**TASK DESCRIPTION**
Include the line containing "import pandas as pd" and all lines before it, repeated exactly from the listing below, without pictures.

**INFORMATION SUPPLIED**
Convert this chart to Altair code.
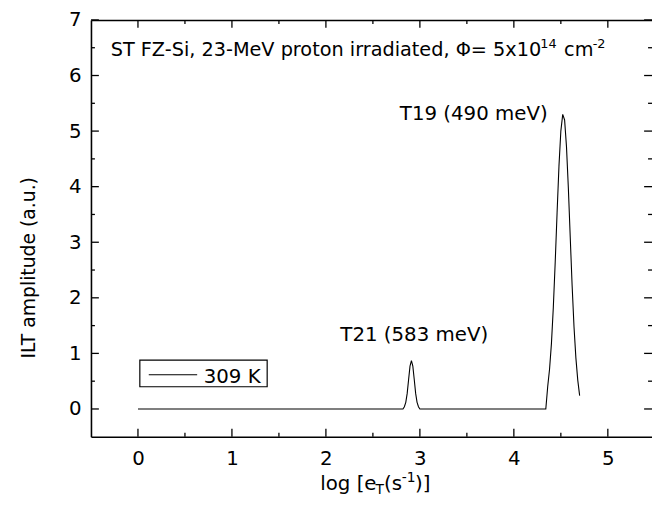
import altair as alt
import pandas as pd

# ---------------- data ----------------
log_e = [0.0, 2.82, 2.835, 2.85, 2.865, 2.88, 2.895, 2.91, 2.925, 2.94, 2.955, 2.97, 2.985, 3.0,
         4.34, 4.36, 4.38, 4.40, 4.42, 4.44, 4.46, 4.48, 4.50, 4.52, 4.54, 4.56, 4.58, 4.60,
         4.62, 4.64, 4.66, 4.68, 4.70]
amp = [0.0, 0.0, 0.04, 0.12, 0.28, 0.53, 0.77, 0.87, 0.77, 0.53, 0.28, 0.12, 0.04, 0.0,
       0.0, 0.40, 0.72, 1.18, 1.83, 2.64, 3.53, 4.37, 5.00, 5.30, 5.20, 4.72, 3.97, 3.09,
       2.22, 1.48, 0.92, 0.52, 0.24]
series_label = "309 K"

X_MAJOR = [0, 1, 2, 3, 4, 5]
X_MINOR = [0.5, 1.5, 2.5, 3.5, 4.5]
Y_MAJOR = [0, 1, 2, 3, 4, 5, 6, 7]
Y_MINOR = [0.5, 1.5, 2.5, 3.5, 4.5, 5.5, 6.5]

df = pd.DataFrame({"log_e": log_e, "amp": amp})

FONT = "DejaVu Sans"
FS = 20
W, H = 568, 422
MAJ, MIN = 8, 4
TW = 1.3
xs = alt.Scale(domain=[-0.5, 5.47], nice=False, zero=False)
ys = alt.Scale(domain=[-0.5, 7], nice=False, zero=False)

lab = dict(labelFont=FONT, labelFontSize=20, labelColor="black", labelFlush=False,
           labelOverlap=False, format="d", grid=False, ticks=False, tickSize=0,
           domain=True, domainColor="black", domainWidth=1.6, title=None)

main = alt.Chart(df).mark_line(color="black", strokeWidth=1.1).encode(
    x=alt.X("log_e:Q", scale=xs,
            axis=alt.Axis(orient="bottom", values=X_MAJOR, labelPadding=12, **lab)),
    y=alt.Y("amp:Q", scale=ys,
            axis=alt.Axis(orient="left", values=Y_MAJOR, labelPadding=10, **lab)),
)

# top frame line (domain-only axis)
top_frame = alt.Chart(df).mark_line(strokeOpacity=0).encode(
    x=alt.X("log_e:Q", scale=xs,
            axis=alt.Axis(orient="top", values=[], labels=False, ticks=False, grid=False,
                          domain=True, domainColor="black", domainWidth=1.6, title=None)),
    y=alt.Y("amp:Q", scale=ys, axis=None),
)


def xticks(vals, length, top=False):
    d = pd.DataFrame({"v": vals})
    y0, y1 = (0, length) if top else (H, H - length)
    return alt.Chart(d).mark_rule(color="black", strokeWidth=TW).encode(
        x=alt.X("v:Q", scale=xs, axis=None), y=alt.value(y0), y2=alt.value(y1))


def yticks(vals, length, right=False):
    d = pd.DataFrame({"v": vals})
    x0, x1 = (W, W - length) if right else (0, length)
    return alt.Chart(d).mark_rule(color="black", strokeWidth=TW).encode(
        y=alt.Y("v:Q", scale=ys, axis=None), x=alt.value(x0), x2=alt.value(x1))


layers = [
    main, top_frame,
    xticks(X_MAJOR, MAJ), xticks(X_MINOR, MIN),
    xticks(X_MAJOR, MAJ, top=True), xticks(X_MINOR, MIN, top=True),
    yticks(Y_MAJOR, MAJ), yticks(Y_MINOR, MIN),
    yticks(Y_MAJOR, MAJ, right=True), yticks(Y_MINOR, MIN, right=True),
]


def txt(text, x, y, dx=0, dy=0, size=FS, align="left", angle=0, baseline="alphabetic"):
    d = pd.DataFrame({"x": [x], "y": [y], "t": [text]})
    return alt.Chart(d).mark_text(
        font=FONT, fontSize=size, align=align, baseline=baseline, angle=angle,
        dx=dx, dy=dy, color="black"
    ).encode(
        x=alt.X("x:Q", scale=xs, axis=None),
        y=alt.Y("y:Q", scale=ys, axis=None),
        text="t:N",
    )


# top caption
cap_x, cap_y = -0.29, 6.345
layers += [
    txt("ST FZ-Si, 23-MeV proton irradiated, \u03a6= 5x10", cap_x, cap_y, size=19.5),
    txt("14", cap_x, cap_y, dx=435, dy=-8, size=13),
    txt("cm", cap_x, cap_y, dx=459, size=19.5),
    txt("-2", cap_x, cap_y, dx=488, dy=-8, size=13),
]

# peak labels
layers += [
    txt("T21 (583 meV)", 2.94, 1.22, align="center"),
    txt("T19 (490 meV)", 3.573, 5.2, align="center"),
]

# x title with sub/superscript
xt_x, xt_y = 1.94, -1.45
layers += [
    txt("log [e", xt_x, xt_y),
    txt("T", xt_x, xt_y, dx=56, dy=5, size=14),
    txt("(s", xt_x, xt_y, dx=64.5),
    txt("-1", xt_x, xt_y, dx=82.5, dy=-8, size=14),
    txt(")]", xt_x, xt_y, dx=96),
]

# y title
layers.append(txt("ILT amplitude (a.u.)", -1.154, 2.54, size=19, align="center",
                  angle=270, baseline="middle"))

# legend box
leg = pd.DataFrame({"x": [0.02], "x2": [1.375], "y": [0.88], "y2": [0.40]})
layers.append(alt.Chart(leg).mark_rect(fill="white", stroke="black", strokeWidth=1.2).encode(
    x=alt.X("x:Q", scale=xs, axis=None), x2="x2:Q",
    y=alt.Y("y:Q", scale=ys, axis=None), y2="y2:Q"))
legl = pd.DataFrame({"x": [0.115], "x2": [0.63], "y": [0.615]})
layers.append(alt.Chart(legl).mark_rule(color="black", strokeWidth=1.1).encode(
    x=alt.X("x:Q", scale=xs, axis=None), x2="x2:Q",
    y=alt.Y("y:Q", scale=ys, axis=None)))
layers.append(txt(series_label, 0.70, 0.465))

chart = alt.layer(*layers).resolve_axis(x="independent", y="independent").properties(
    width=W, height=H,
    padding={"left": 84, "top": 9, "right": 0, "bottom": 66},
    autosize=alt.AutoSizeParams(type="none"),
    background="white",
).configure_view(stroke=None).configure_axis(grid=False)

chart.save("out.html", embed_options={"renderer": "svg", "actions": False})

**FINISHED EXERCISE**
Convert this chart to Altair code.
import altair as alt
import pandas as pd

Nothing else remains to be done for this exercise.